92nd American Meteorological Society Annual Meeting (January 22-26, 2012)

Monday, 23 January 2012
Averaging Time Scale for Daytime Turbulent Flux Measurements in a Wide and Steep Valley
Hall E (New Orleans Convention Center )
Zeljko Vecenaj, Univ. of Zagreb, Zagreb, Croatia; and S. F. J. De Wekker

Our current understanding of turbulence in fluids imposes that turbulence is governed by perturbations within a certain field of physical quantities. Therefore, quantifying turbulence in the atmosphere requires defining these perturbations. To define the turbulence perturbations, it is important to determine a suitable averaging time scale which can vary largely with changing atmospheric and surface conditions but oftentimes is kept constant. This averaging time scale is then used to separate the total signal into the mean and the perturbations which are used to calculate turbulent fluxes. If an inappropriate averaging time scale is used for a specific situation, this can lead to severe under- or over estimation of the turbulent fluxes.

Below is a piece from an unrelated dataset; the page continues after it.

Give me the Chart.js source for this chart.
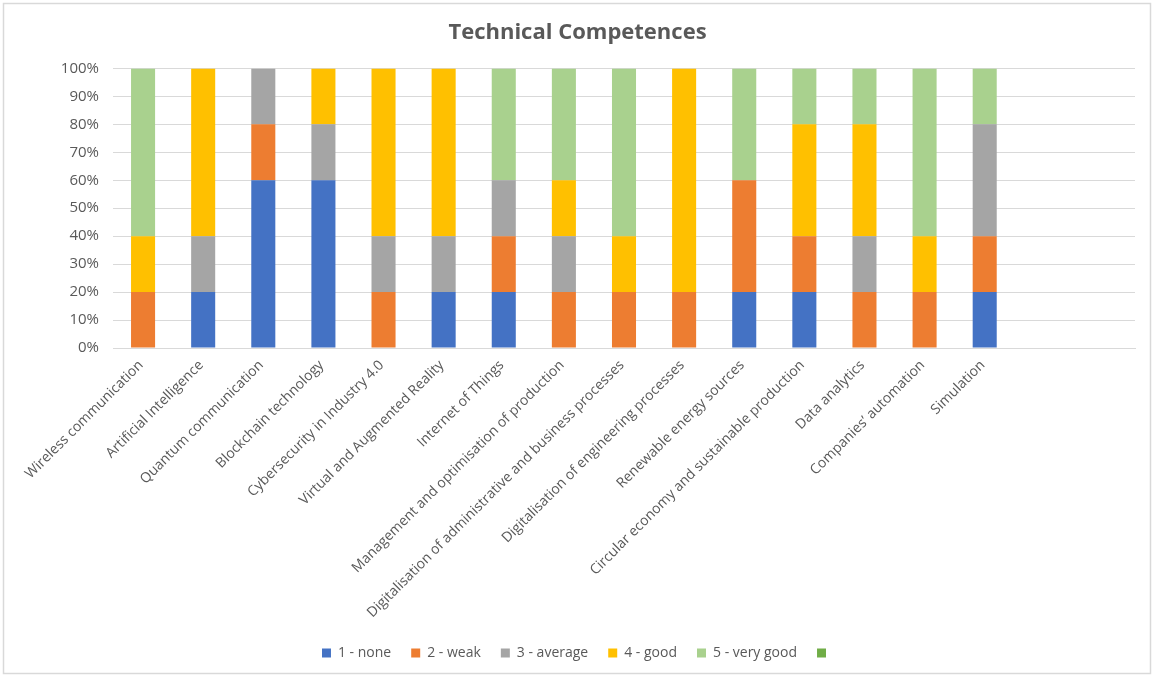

The goal of this work is to define and quantify the averaging time scale and its temporal and spatial variability in the near surface atmospheric boundary layer over complex terrain. We use data from three 30 m towers with 6 levels of ultrasonic anemometers collected during the Terrain-induced Rotor Experiment (T-REX) conducted in Owens Valley, California, in spring 2006. We analyze an 8 hour period characterized by quiescent convective conditions early in the morning followed by the intensification of the along valley winds later afternoon. We use two different methods for the calculation of the averaging time scale: Fourier spectral analysis and multiresolution flux decomposition. Results from applying the two methods compare well and indicate a large spatial and temporal variability in the averaging time scale. We explore the causes of this variability using observations of the local and mesoscale flow structure obtained from a variety of in-situ and remote sensors.